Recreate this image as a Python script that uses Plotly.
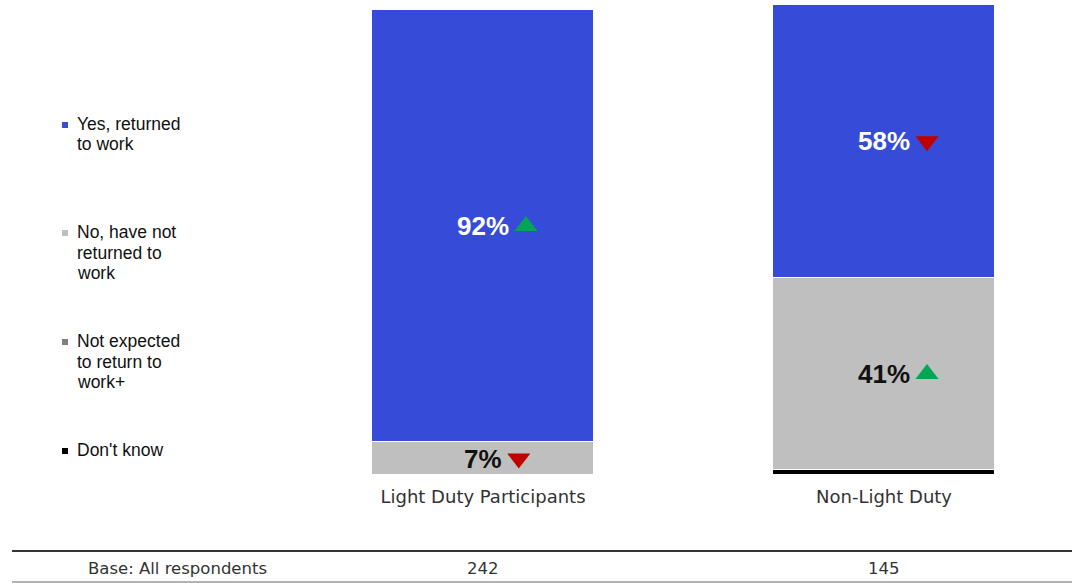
import plotly.graph_objects as go

# ---- data ----
categories = ["Light Duty Participants", "Non-Light Duty"]
series_names = ["Yes, returned to work", "No, have not returned to work",
                "Not expected to return to work+", "Don't know"]
legend_lines = [["Yes, returned", "to work"],
                ["No, have not", "returned to", "work"],
                ["Not expected", "to return to", "work+"],
                ["Don't know"]]
yes_returned = [92, 58]
not_returned = [7, 41]
not_expected = [0, 0]
dont_know = [0, 1]
# significance direction per labelled segment: +1 up, -1 down
yes_change = [1, -1]
not_returned_change = [-1, 1]
base_label = "Base: All respondents"
base_sizes = ["242", "145"]

series_values = [yes_returned, not_returned, not_expected, dont_know]
series_changes = [yes_change, not_returned_change, None, None]
colors = ["#364CD8", "#BFBFBF", "#808080", "#000000"]
label_colors = ["#FFFFFF", "#111111", "#111111", "#FFFFFF"]

W, H = 1072, 583
ML, MR, MT, MB = 230, 0, 5, 108
PX_PER_UNIT = 401.0
x_lo = -(483 - ML) / PX_PER_UNIT
x_hi = x_lo + (W - ML - MR) / PX_PER_UNIT
plot_h = H - MT - MB
plot_w = W - ML - MR


def py(p):  # pixel row -> paper y
    return (H - MB - p) / plot_h


def px(p):  # pixel column -> paper x
    return (p - ML) / plot_w


xs = list(range(len(categories)))
fig = go.Figure()

# stack from the bottom: last series sits at the base, first on top
stack_order = list(range(len(series_names)))[::-1]
for s in stack_order:
    fig.add_trace(go.Bar(
        x=xs, y=series_values[s], name=series_names[s], width=222 / PX_PER_UNIT,
        marker=dict(color=colors[s], line=dict(color="#FFFFFF", width=1)),
        showlegend=False, hoverinfo="skip",
    ))

annotations = []
tri_x, tri_y, tri_sym, tri_col = [], [], [], []
label_size = 26
for i in xs:
    base = 0
    for s in stack_order:
        v = series_values[s][i]
        mid = base + v / 2
        base += v
        if v < 5:
            continue
        txt = f"{v}%"
        annotations.append(dict(
            x=i, y=mid, xref="x", yref="y", text=f"<b>{txt}</b>",
            showarrow=False, xanchor="center", yanchor="middle",
            font=dict(family="Liberation Sans, Arial", size=label_size,
                      color=label_colors[s])))
        ch = series_changes[s]
        if ch is not None:
            text_w = (0.556 * (len(txt) - 1) + 0.889) * label_size
            tri_x.append(i + (text_w / 2 + 17) / PX_PER_UNIT)
            tri_y.append(mid)
            tri_sym.append("triangle-up" if ch[i] > 0 else "triangle-down")
            tri_col.append("#00A651" if ch[i] > 0 else "#C00000")

fig.add_trace(go.Scatter(
    x=tri_x, y=tri_y, mode="markers", showlegend=False, hoverinfo="skip",
    marker=dict(symbol=tri_sym, color=tri_col, size=20, line=dict(width=0)),
))

# legend drawn at the left
shapes = []
legend_first_rows = [124, 232, 341, 450]
line_gap = 20.5
for lines, col, row in zip(legend_lines, colors, legend_first_rows):
    shapes.append(dict(type="rect", xref="paper", yref="paper",
                       x0=px(62), x1=px(68), y0=py(row + 4), y1=py(row - 2),
                       fillcolor=col, line=dict(width=0)))
    for k, ln in enumerate(lines):
        annotations.append(dict(
            x=px(75), y=py(row + k * line_gap), xref="paper", yref="paper",
            text=ln, showarrow=False, xanchor="left", yanchor="middle",
            font=dict(family="Liberation Sans, Arial", size=17.5, color="#111111")))

# base table underneath
shapes.append(dict(type="line", xref="paper", yref="paper",
                   x0=px(12), x1=px(W), y0=py(551), y1=py(551),
                   line=dict(color="#333333", width=2)))
shapes.append(dict(type="line", xref="paper", yref="paper",
                   x0=px(12), x1=px(W), y0=py(582), y1=py(582),
                   line=dict(color="#999999", width=1.5)))
annotations.append(dict(
    x=px(177), y=py(568), xref="paper", yref="paper", text=base_label,
    showarrow=False, xanchor="center", yanchor="middle",
    font=dict(family="DejaVu Sans", size=16.5, color="#333333")))
for i, n in zip(xs, base_sizes):
    annotations.append(dict(
        x=i, y=py(568), xref="x", yref="paper", text=n, showarrow=False,
        xanchor="center", yanchor="middle",
        font=dict(family="DejaVu Sans", size=16.5, color="#333333")))

fig.update_layout(
    width=W, height=H, barmode="stack", bargap=0,
    margin=dict(l=ML, r=MR, t=MT, b=MB),
    paper_bgcolor="#FFFFFF", plot_bgcolor="#FFFFFF",
    xaxis=dict(range=[x_lo, x_hi], tickvals=xs, ticktext=categories,
               showgrid=False, zeroline=False, showline=False, ticks="",
               ticklabelstandoff=9,
               tickfont=dict(family="DejaVu Sans", size=18, color="#333333")),
    yaxis=dict(range=[0, 100], visible=False, showgrid=False, zeroline=False),
    shapes=shapes, annotations=annotations,
)

fig.write_html("out.html")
---*---
# [What you should do]
Extract, word for word, each line from the top of the data down to and including the line with "fig = go.Figure()"; skip the pictures.

# [Task solution]
Recreate this image as a Python script that uses Plotly.
import plotly.graph_objects as go

# ---- data ----
categories = ["Light Duty Participants", "Non-Light Duty"]
series_names = ["Yes, returned to work", "No, have not returned to work",
                "Not expected to return to work+", "Don't know"]
legend_lines = [["Yes, returned", "to work"],
                ["No, have not", "returned to", "work"],
                ["Not expected", "to return to", "work+"],
                ["Don't know"]]
yes_returned = [92, 58]
not_returned = [7, 41]
not_expected = [0, 0]
dont_know = [0, 1]
# significance direction per labelled segment: +1 up, -1 down
yes_change = [1, -1]
not_returned_change = [-1, 1]
base_label = "Base: All respondents"
base_sizes = ["242", "145"]

series_values = [yes_returned, not_returned, not_expected, dont_know]
series_changes = [yes_change, not_returned_change, None, None]
colors = ["#364CD8", "#BFBFBF", "#808080", "#000000"]
label_colors = ["#FFFFFF", "#111111", "#111111", "#FFFFFF"]

W, H = 1072, 583
ML, MR, MT, MB = 230, 0, 5, 108
PX_PER_UNIT = 401.0
x_lo = -(483 - ML) / PX_PER_UNIT
x_hi = x_lo + (W - ML - MR) / PX_PER_UNIT
plot_h = H - MT - MB
plot_w = W - ML - MR


def py(p):  # pixel row -> paper y
    return (H - MB - p) / plot_h


def px(p):  # pixel column -> paper x
    return (p - ML) / plot_w


xs = list(range(len(categories)))
fig = go.Figure()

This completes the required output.